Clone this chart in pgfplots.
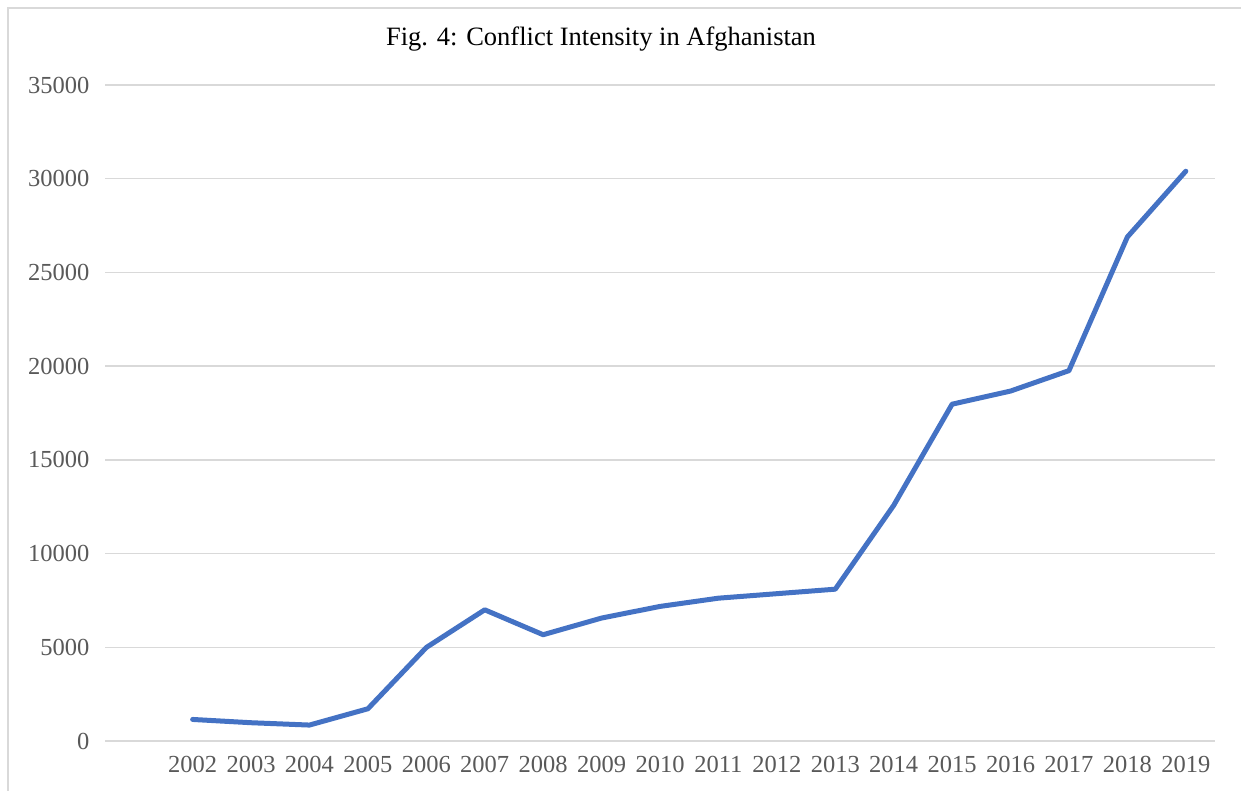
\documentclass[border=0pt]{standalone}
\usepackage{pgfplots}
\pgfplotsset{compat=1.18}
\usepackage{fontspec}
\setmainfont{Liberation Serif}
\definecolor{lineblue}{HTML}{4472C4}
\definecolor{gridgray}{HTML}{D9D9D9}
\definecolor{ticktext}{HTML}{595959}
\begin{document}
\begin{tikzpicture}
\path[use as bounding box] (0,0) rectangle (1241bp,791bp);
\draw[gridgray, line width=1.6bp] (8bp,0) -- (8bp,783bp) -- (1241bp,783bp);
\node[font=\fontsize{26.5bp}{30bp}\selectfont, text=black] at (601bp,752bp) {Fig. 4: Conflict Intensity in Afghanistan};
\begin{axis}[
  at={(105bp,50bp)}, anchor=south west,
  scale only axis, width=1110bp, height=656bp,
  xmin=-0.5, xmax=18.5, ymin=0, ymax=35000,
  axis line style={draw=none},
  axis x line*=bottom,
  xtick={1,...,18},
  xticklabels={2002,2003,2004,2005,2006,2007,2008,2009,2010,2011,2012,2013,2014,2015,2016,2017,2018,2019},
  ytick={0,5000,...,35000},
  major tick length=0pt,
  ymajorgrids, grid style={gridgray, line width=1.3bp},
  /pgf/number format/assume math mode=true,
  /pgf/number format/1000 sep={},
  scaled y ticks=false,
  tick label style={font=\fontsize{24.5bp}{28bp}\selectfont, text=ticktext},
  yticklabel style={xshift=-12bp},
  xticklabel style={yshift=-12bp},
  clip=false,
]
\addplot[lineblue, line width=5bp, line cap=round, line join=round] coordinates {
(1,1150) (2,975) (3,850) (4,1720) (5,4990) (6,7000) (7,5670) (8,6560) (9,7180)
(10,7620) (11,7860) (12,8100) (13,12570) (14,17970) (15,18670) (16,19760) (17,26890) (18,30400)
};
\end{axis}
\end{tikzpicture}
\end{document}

### TASK STATEMENT
Omit the pictures and give the material again, exactly and in full.

### WRITTEN ANSWER
Clone this chart in pgfplots.
\documentclass[border=0pt]{standalone}
\usepackage{pgfplots}
\pgfplotsset{compat=1.18}
\usepackage{fontspec}
\setmainfont{Liberation Serif}
\definecolor{lineblue}{HTML}{4472C4}
\definecolor{gridgray}{HTML}{D9D9D9}
\definecolor{ticktext}{HTML}{595959}
\begin{document}
\begin{tikzpicture}
\path[use as bounding box] (0,0) rectangle (1241bp,791bp);
\draw[gridgray, line width=1.6bp] (8bp,0) -- (8bp,783bp) -- (1241bp,783bp);
\node[font=\fontsize{26.5bp}{30bp}\selectfont, text=black] at (601bp,752bp) {Fig. 4: Conflict Intensity in Afghanistan};
\begin{axis}[
  at={(105bp,50bp)}, anchor=south west,
  scale only axis, width=1110bp, height=656bp,
  xmin=-0.5, xmax=18.5, ymin=0, ymax=35000,
  axis line style={draw=none},
  axis x line*=bottom,
  xtick={1,...,18},
  xticklabels={2002,2003,2004,2005,2006,2007,2008,2009,2010,2011,2012,2013,2014,2015,2016,2017,2018,2019},
  ytick={0,5000,...,35000},
  major tick length=0pt,
  ymajorgrids, grid style={gridgray, line width=1.3bp},
  /pgf/number format/assume math mode=true,
  /pgf/number format/1000 sep={},
  scaled y ticks=false,
  tick label style={font=\fontsize{24.5bp}{28bp}\selectfont, text=ticktext},
  yticklabel style={xshift=-12bp},
  xticklabel style={yshift=-12bp},
  clip=false,
]
\addplot[lineblue, line width=5bp, line cap=round, line join=round] coordinates {
(1,1150) (2,975) (3,850) (4,1720) (5,4990) (6,7000) (7,5670) (8,6560) (9,7180)
(10,7620) (11,7860) (12,8100) (13,12570) (14,17970) (15,18670) (16,19760) (17,26890) (18,30400)
};
\end{axis}
\end{tikzpicture}
\end{document}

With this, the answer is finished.